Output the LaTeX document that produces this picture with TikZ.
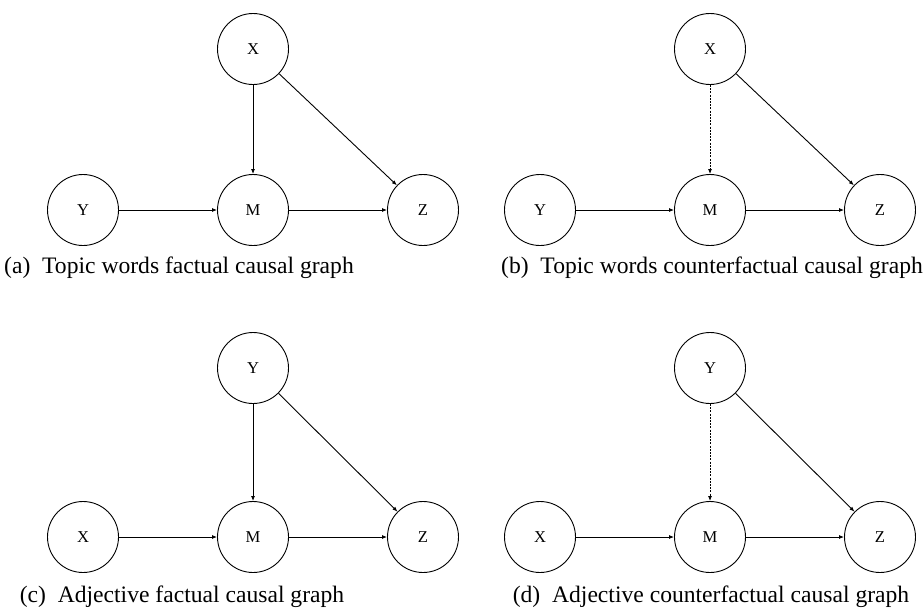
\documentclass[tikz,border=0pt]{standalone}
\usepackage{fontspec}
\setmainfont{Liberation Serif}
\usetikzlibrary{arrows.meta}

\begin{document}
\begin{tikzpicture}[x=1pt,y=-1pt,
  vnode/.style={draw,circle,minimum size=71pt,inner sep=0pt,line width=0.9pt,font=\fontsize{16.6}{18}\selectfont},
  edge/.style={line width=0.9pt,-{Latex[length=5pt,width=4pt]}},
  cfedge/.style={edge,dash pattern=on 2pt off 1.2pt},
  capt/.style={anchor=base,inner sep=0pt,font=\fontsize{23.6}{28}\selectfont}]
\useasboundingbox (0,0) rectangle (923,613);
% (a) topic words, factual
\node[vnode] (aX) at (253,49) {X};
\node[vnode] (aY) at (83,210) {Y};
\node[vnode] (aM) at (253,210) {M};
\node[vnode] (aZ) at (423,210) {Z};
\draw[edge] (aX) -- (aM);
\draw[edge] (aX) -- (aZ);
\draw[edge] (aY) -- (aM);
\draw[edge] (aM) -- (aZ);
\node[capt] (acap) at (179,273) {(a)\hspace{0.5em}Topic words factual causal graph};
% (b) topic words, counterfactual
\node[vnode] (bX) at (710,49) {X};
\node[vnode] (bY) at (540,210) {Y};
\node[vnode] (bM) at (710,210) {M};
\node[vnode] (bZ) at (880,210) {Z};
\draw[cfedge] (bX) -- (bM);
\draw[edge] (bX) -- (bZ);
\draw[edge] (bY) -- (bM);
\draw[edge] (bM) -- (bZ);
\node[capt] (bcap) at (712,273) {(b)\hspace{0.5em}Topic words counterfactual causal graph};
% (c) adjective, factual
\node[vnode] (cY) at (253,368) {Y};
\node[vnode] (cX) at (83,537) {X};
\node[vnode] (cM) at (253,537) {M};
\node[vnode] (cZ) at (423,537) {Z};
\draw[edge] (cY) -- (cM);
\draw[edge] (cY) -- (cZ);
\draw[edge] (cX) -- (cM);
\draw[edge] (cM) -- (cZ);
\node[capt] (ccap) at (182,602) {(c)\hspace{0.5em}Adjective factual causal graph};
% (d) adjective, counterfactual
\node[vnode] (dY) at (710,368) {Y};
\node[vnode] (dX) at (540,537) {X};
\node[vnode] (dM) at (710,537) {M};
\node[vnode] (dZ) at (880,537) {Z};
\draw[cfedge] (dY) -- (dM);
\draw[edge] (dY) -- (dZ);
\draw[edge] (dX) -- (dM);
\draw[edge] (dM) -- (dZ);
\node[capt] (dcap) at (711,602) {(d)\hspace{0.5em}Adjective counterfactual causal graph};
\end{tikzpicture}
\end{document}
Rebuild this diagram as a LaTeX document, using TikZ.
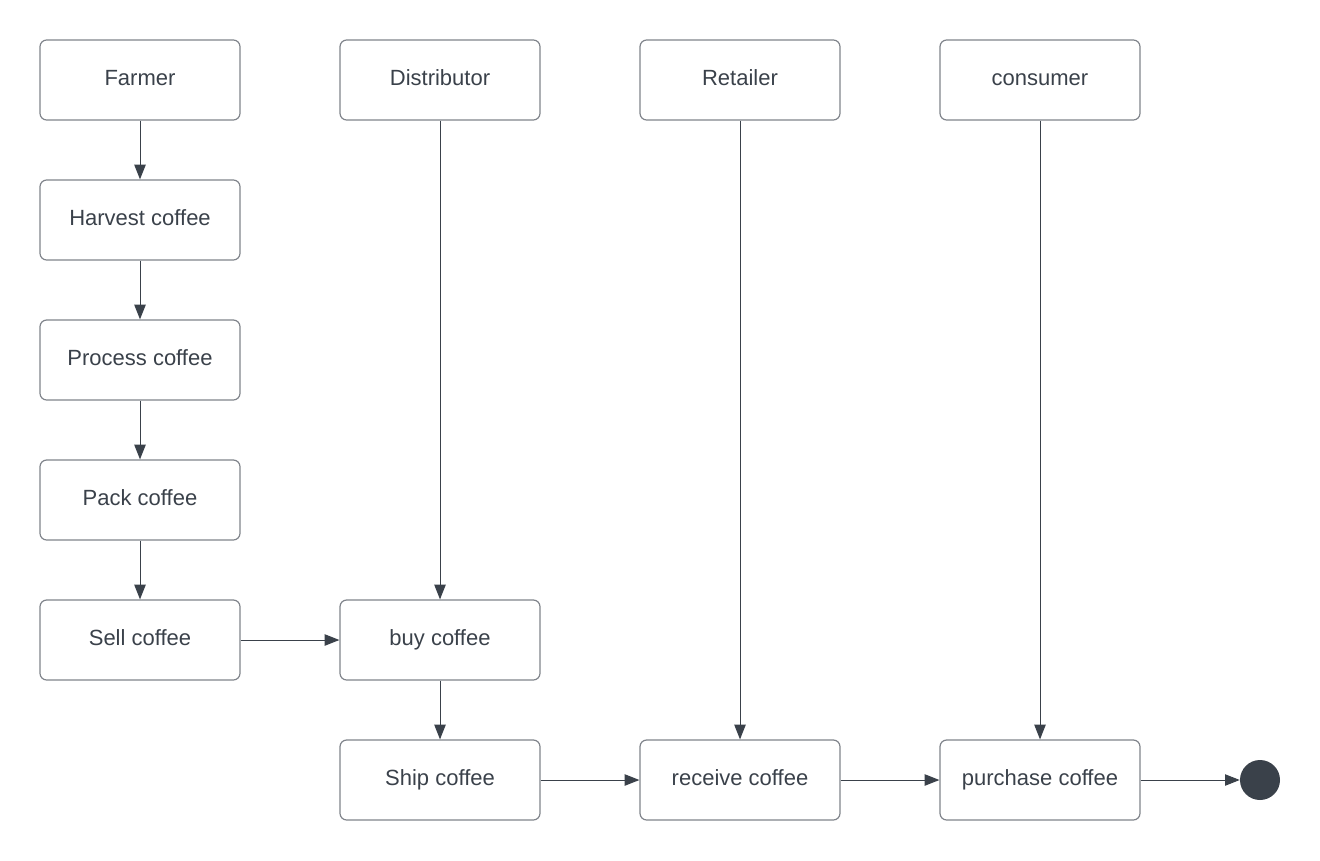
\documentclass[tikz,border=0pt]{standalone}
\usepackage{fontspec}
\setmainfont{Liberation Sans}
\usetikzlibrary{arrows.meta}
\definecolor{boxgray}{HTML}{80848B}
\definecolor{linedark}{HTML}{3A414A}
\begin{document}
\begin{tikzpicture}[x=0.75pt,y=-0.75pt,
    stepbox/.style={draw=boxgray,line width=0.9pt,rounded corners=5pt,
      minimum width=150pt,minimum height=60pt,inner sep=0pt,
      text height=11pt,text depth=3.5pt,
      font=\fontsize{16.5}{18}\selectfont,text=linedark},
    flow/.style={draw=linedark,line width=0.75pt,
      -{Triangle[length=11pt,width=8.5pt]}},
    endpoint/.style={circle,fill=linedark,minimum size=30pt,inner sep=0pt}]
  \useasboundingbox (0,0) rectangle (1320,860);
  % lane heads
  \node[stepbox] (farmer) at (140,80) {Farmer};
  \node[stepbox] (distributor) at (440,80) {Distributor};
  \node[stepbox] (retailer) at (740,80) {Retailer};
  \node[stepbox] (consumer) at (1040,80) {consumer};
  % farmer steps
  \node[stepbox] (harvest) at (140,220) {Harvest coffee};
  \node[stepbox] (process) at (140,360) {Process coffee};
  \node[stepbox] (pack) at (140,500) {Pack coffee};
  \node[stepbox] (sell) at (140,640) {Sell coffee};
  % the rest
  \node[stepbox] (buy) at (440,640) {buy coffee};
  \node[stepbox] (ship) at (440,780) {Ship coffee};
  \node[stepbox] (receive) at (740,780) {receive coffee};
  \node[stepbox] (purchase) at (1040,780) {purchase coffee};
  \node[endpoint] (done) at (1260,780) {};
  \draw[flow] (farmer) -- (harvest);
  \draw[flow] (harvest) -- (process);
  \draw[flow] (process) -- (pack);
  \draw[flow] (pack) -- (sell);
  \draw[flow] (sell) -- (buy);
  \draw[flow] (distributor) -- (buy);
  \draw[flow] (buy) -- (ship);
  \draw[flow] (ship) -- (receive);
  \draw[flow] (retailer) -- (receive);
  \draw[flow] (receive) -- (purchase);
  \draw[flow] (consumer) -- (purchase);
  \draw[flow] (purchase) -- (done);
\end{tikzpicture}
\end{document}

* [YOUR TASK]
Using the records above, pull out each line where the word "this" occurs.

* [WRITTEN RESPONSE]
Output the LaTeX document that produces this picture with TikZ.
Rebuild this diagram as a LaTeX document, using TikZ.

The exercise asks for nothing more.